Con la circolare 69/2007, l'Agenzia delle entrate, allineandosi con le precedenti istruzioni, precisa ulteriormente i limiti entro cui può essere riconosciuta la spettanza dei regimi agevolativi in esame.
Va evidenziato che le direttive riguardano il contenzioso sorto relativamente ai periodi d'imposta 1990-1999, per i quali era applicabile la legge Amato. Infatti, successivamente, la disciplina ha subìto sostanziali modifiche, anche per effetto dell'articolo 12, comma 2, del Dlgs 153/1999, che ha ammesso le fondazioni bancarie, in presenza di specifici presupposti, al beneficio della riduzione a metà dell'aliquota Irpeg (quest'ultima previsione è venuta meno a seguito dell'abrogazione disposta dall'articolo 2, comma 4, lettera a), del Dl 168/2004, convertito, con modificazioni, dalla legge 191/2004).

Come già sopra sottolineato, la soluzione offerta alla problematica in esame va individuata nell'onere per la fondazione bancaria di fornire in giudizio la prova della spettanza dell'agevolazione richiesta. In particolare, la prova deve avere a oggetto le seguenti circostanze:

  1. che esista nello statuto una previsione in base alla quale possano dirsi soddisfatti i requisiti tassativamente indicati dalle norme agevolative di cui si invoca l'applicazione (requisito formale)
  2. che l'attività in concreto esercitata dalla fondazione corrisponda a quella individuata dalle disposizioni legislative e statutarie (requisito sostanziale)
  3. che la fondazione non abbia natura imprenditoriale. La nozione di "impresa" alla quale occorre rifarsi è quella elaborata, ai fini del diritto comunitario in tema di concorrenza, dalla giurisprudenza della Corte di giustizia, che si estende fino a ricomprendere "qualsiasi ente che eserciti un'attività economica, a prescindere dal suo status giuridico e dalle sue modalità di finanziamento ... Costituisce attività economica qualsiasi attività che consista nell'offrire beni o servizi su un determinato mercato" (cfr. sentenza della Corte di giustizia del 10 gennaio 2006). Mutuando anche i principi affermati dalla giurisprudenza di legittimità, si deve ritenere che "la detenzione di partecipazioni, quando si traduce in un vero e proprio controllo, dà luogo ad esercizio di impresa e ad assoggettamento a procedura concorsuale (cosiddetta holding individuale)". Pertanto, come peraltro sottolineato dalle Sezioni unite, sulla fondazione bancaria grava l'onere di provare l'inesistenza di qualunque influenza, anche indiretta, sulla gestione dell'impresa bancaria (o di altre imprese di cui la fondazione abbia acquistato partecipazioni); a tal fine, assume particolare rilevanza l'eventuale partecipazione della fondazione - azionista maggioritario o non maggioritario della società che esercita l'impresa bancaria - ad accordi parasociali e specialmente a patti di sindacato sull'esercizio del diritto di voto. In definitiva, ai fini di escludere la natura imprenditoriale delle fondazioni bancarie, non sarebbe sufficiente provare l'assenza del fine di lucro oppure la circostanza di avere utilizzato i proventi dell'attività economica per il raggiungimento di scopi di utilità sociale.

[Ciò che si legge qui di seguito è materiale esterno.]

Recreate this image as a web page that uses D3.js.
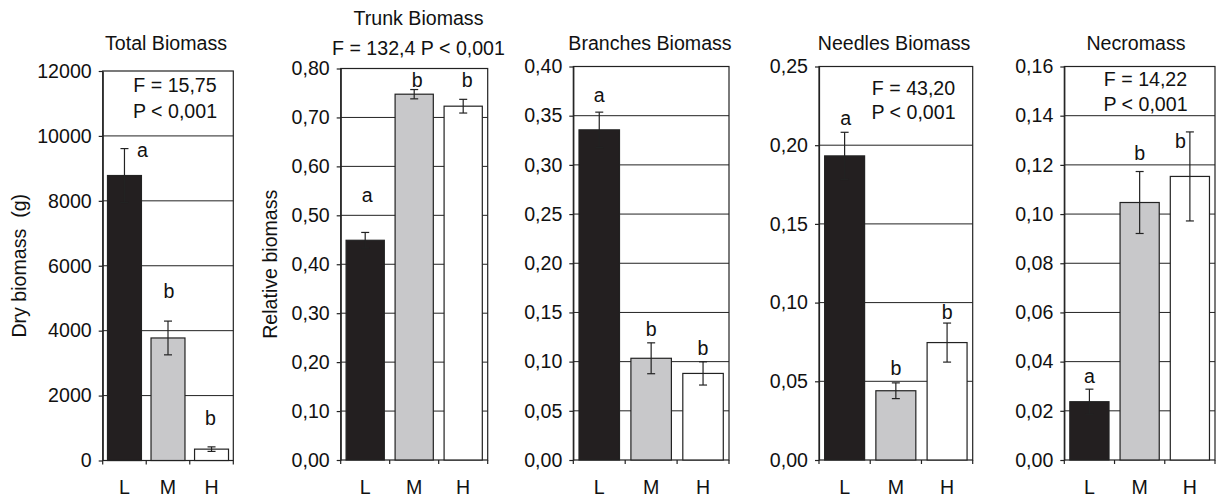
<!DOCTYPE html>
<html>
<head>
<meta charset="utf-8">
<script src="https://cdn.jsdelivr.net/npm/d3@7"></script>
<style>
  html, body { margin: 0; padding: 0; background: #fff; }
  svg text { font-family: "Liberation Sans", Arial, sans-serif; fill: #111; }
</style>
</head>
<body>
<svg id="chart" width="1216" height="498"></svg>
<script>
// ---- data ----
const categories = ["L", "M", "H"];

const totalMeans = [8780, 3775, 350];
const totalErr = [830, 520, 70];
const totalLetters = ["a", "b", "b"];
const totalLetterY = [9360, 5005, 1093];
const totalTicks = [0, 2000, 4000, 6000, 8000, 10000, 12000];
const totalStats = ["F = 15,75", "P < 0,001"];

const trunkMeans = [0.449, 0.7475, 0.723];
const trunkErr = [0.016, 0.0095, 0.014];
const trunkLetters = ["a", "b", "b"];
const trunkLetterY = [0.528, 0.7627, 0.7627];
const trunkTicks = [0, 0.1, 0.2, 0.3, 0.4, 0.5, 0.6, 0.7, 0.8];
const trunkStats = ["F = 132,4 P < 0,001"];

const branchMeans = [0.3356, 0.1034, 0.088];
const branchErr = [0.018, 0.0157, 0.0118];
const branchLetters = ["a", "b", "b"];
const branchLetterY = [0.3642, 0.126, 0.1067];
const branchTicks = [0, 0.05, 0.1, 0.15, 0.2, 0.25, 0.3, 0.35, 0.4];
const branchStats = [];

const needleMeans = [0.1932, 0.044, 0.0746];
const needleErr = [0.015, 0.005, 0.0124];
const needleLetters = ["a", "b", "b"];
const needleLetterY = [0.2128, 0.054, 0.0893];
const needleTicks = [0, 0.05, 0.1, 0.15, 0.2, 0.25];
const needleStats = ["F = 43,20", "P < 0,001"];

const necroMeans = [0.0237, 0.1047, 0.1153];
const necroErr = [0.0051, 0.0126, 0.0181];
const necroLetters = ["a", "b", "b"];
const necroLetterY = [0.0312, 0.122, 0.1267];
const necroTicks = [0, 0.02, 0.04, 0.06, 0.08, 0.1, 0.12, 0.14, 0.16];
const necroStats = ["F = 14,22", "P < 0,001"];

// ---- layout ----
const barFill = ["#231f20", "#c8c8ca", "#ffffff"];
const FS = 19.6;

const comma = d3.formatLocale({decimal: ",", thousands: "", grouping: [3], currency: ["", ""]});

const panels = [
  {title: ["Total Biomass"], titleX: 166, titleY: [50], ylabel: "Dry biomass  (g)", ylabelX: 26,
   means: totalMeans, err: totalErr, letters: totalLetters, letterY: totalLetterY, letterDx: [18, 1, -1],
   ticks: totalTicks, fmt: comma.format("d"), stats: totalStats, statsX: 175, statsY: [92, 118],
   left: 102.7, right: 233.3, top: 71, bottom: 460.5},
  {title: ["Trunk Biomass", trunkStats[0]], titleX: 418.5, titleY: [25, 55], ylabel: "Relative biomass", ylabelX: 277,
   means: trunkMeans, err: trunkErr, letters: trunkLetters, letterY: trunkLetterY, letterDx: [2, 3, 4],
   ticks: trunkTicks, fmt: comma.format(".2f"), stats: [], statsX: 0, statsY: [],
   left: 340.7, right: 487.7, top: 68.5, bottom: 460},
  {title: ["Branches Biomass"], titleX: 650, titleY: [50], ylabel: null,
   means: branchMeans, err: branchErr, letters: branchLetters, letterY: branchLetterY, letterDx: [0, 0, 0],
   ticks: branchTicks, fmt: comma.format(".2f"), stats: branchStats, statsX: 0, statsY: [],
   left: 573.3, right: 729, top: 66.5, bottom: 460},
  {title: ["Needles Biomass"], titleX: 894, titleY: [50], ylabel: null,
   means: needleMeans, err: needleErr, letters: needleLetters, letterY: needleLetterY, letterDx: [1, 0, 0],
   ticks: needleTicks, fmt: comma.format(".2f"), stats: needleStats, statsX: 913.5, statsY: [95, 119],
   left: 819, right: 972.7, top: 66.5, bottom: 460},
  {title: ["Necromass"], titleX: 1136, titleY: [50], ylabel: null,
   means: necroMeans, err: necroErr, letters: necroLetters, letterY: necroLetterY, letterDx: [0, 0, -9.5],
   ticks: necroTicks, fmt: comma.format(".2f"), stats: necroStats, statsX: 1145.5, statsY: [86, 110.5],
   left: 1064.3, right: 1215, top: 66.5, bottom: 460}
];

const svg = d3.select("#chart");

panels.forEach(p => {
  const g = svg.append("g");
  const x = d3.scaleBand().domain(categories).range([p.left, p.right]).padding(0);
  const y = d3.scaleLinear().domain([0, d3.max(p.ticks)]).range([p.bottom, p.top]);
  const bw = x.bandwidth() * 0.78;

  // gridlines
  g.selectAll(".grid").data(p.ticks.slice(1, -1)).join("line")
    .attr("x1", p.left).attr("x2", p.right)
    .attr("y1", d => y(d)).attr("y2", d => y(d))
    .attr("stroke", "#222").attr("stroke-width", 1);

  // frame
  g.append("rect")
    .attr("x", p.left).attr("y", p.top)
    .attr("width", p.right - p.left).attr("height", p.bottom - p.top)
    .attr("fill", "none").attr("stroke", "#222").attr("stroke-width", 1.2);

  // bars
  g.selectAll(".bar").data(p.means).join("rect")
    .attr("x", (d, i) => x(categories[i]) + (x.bandwidth() - bw) / 2)
    .attr("y", d => y(d))
    .attr("width", bw)
    .attr("height", d => y(0) - y(d))
    .attr("fill", (d, i) => barFill[i])
    .attr("stroke", "#222").attr("stroke-width", 1.2);

  // error bars
  const eg = g.selectAll(".err").data(p.means).join("g")
    .attr("transform", (d, i) => `translate(${x(categories[i]) + x.bandwidth() / 2},0)`);
  eg.append("line")
    .attr("y1", (d, i) => y(d - p.err[i])).attr("y2", (d, i) => y(d + p.err[i]))
    .attr("stroke", "#222").attr("stroke-width", 1.2);
  [-1, 1].forEach(s => {
    eg.append("line")
      .attr("x1", -4).attr("x2", 4)
      .attr("y1", (d, i) => y(d + s * p.err[i])).attr("y2", (d, i) => y(d + s * p.err[i]))
      .attr("stroke", "#222").attr("stroke-width", 1.2);
  });

  // significance letters
  g.selectAll(".letter").data(p.letters).join("text")
    .attr("x", (d, i) => x(categories[i]) + x.bandwidth() / 2 + p.letterDx[i])
    .attr("y", (d, i) => y(p.letterY[i]))
    .attr("text-anchor", "middle").attr("font-size", FS)
    .text(d => d);

  // y axis
  const ya = d3.axisLeft(y).tickValues(p.ticks).tickFormat(p.fmt).tickSize(4).tickSizeOuter(0).tickPadding(7);
  const yg = g.append("g").attr("transform", `translate(${p.left},0)`).call(ya);
  yg.select(".domain").attr("stroke", "#222").attr("stroke-width", 1.2);
  yg.selectAll(".tick line").attr("stroke", "#222").attr("stroke-width", 1.2);
  yg.selectAll(".tick text").attr("font-size", FS).attr("font-family", "Liberation Sans, Arial, sans-serif").attr("fill", "#111");

  // x ticks at category boundaries
  const bounds = categories.map(c => x(c)).concat([p.right]);
  g.selectAll(".xt").data(bounds).join("line")
    .attr("x1", d => d).attr("x2", d => d)
    .attr("y1", p.bottom).attr("y2", p.bottom + 4)
    .attr("stroke", "#222").attr("stroke-width", 1.2);
  g.selectAll(".xl").data(categories).join("text")
    .attr("x", d => x(d) + x.bandwidth() / 2)
    .attr("y", 494)
    .attr("text-anchor", "middle").attr("font-size", FS)
    .text(d => d);

  // titles
  p.title.forEach((t, i) => {
    g.append("text").attr("x", p.titleX).attr("y", p.titleY[i])
      .attr("text-anchor", "middle").attr("font-size", FS).text(t);
  });

  // stats text
  p.stats.forEach((t, i) => {
    g.append("text").attr("x", p.statsX).attr("y", p.statsY[i])
      .attr("text-anchor", "middle").attr("font-size", FS).text(t);
  });

  // y label
  if (p.ylabel) {
    g.append("text")
      .attr("transform", `translate(${p.ylabelX},${(p.top + p.bottom) / 2}) rotate(-90)`)
      .attr("text-anchor", "middle").attr("font-size", FS)
      .style("white-space", "pre")
      .text(p.ylabel);
  }
});
</script>
</body>
</html>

Nella circolare si richiamano, infine, i principi generali in tema di assolvimento dell'onere della prova. Si ribadisce, infatti, che le questioni non esposte nel ricorso introduttivo del giudizio non possono essere introdotte mediante una memoria successiva (ai sensi dell'articolo 24, comma 2, del Dlgs 546/1992) e che le questioni non dedotte nell'atto introduttivo del giudizio di primo grado, se proposte nel grado successivo, costituiscono domanda nuova, improponibile nel giudizio d'appello (ai sensi dell'articolo 57, Dlgs 546/1992).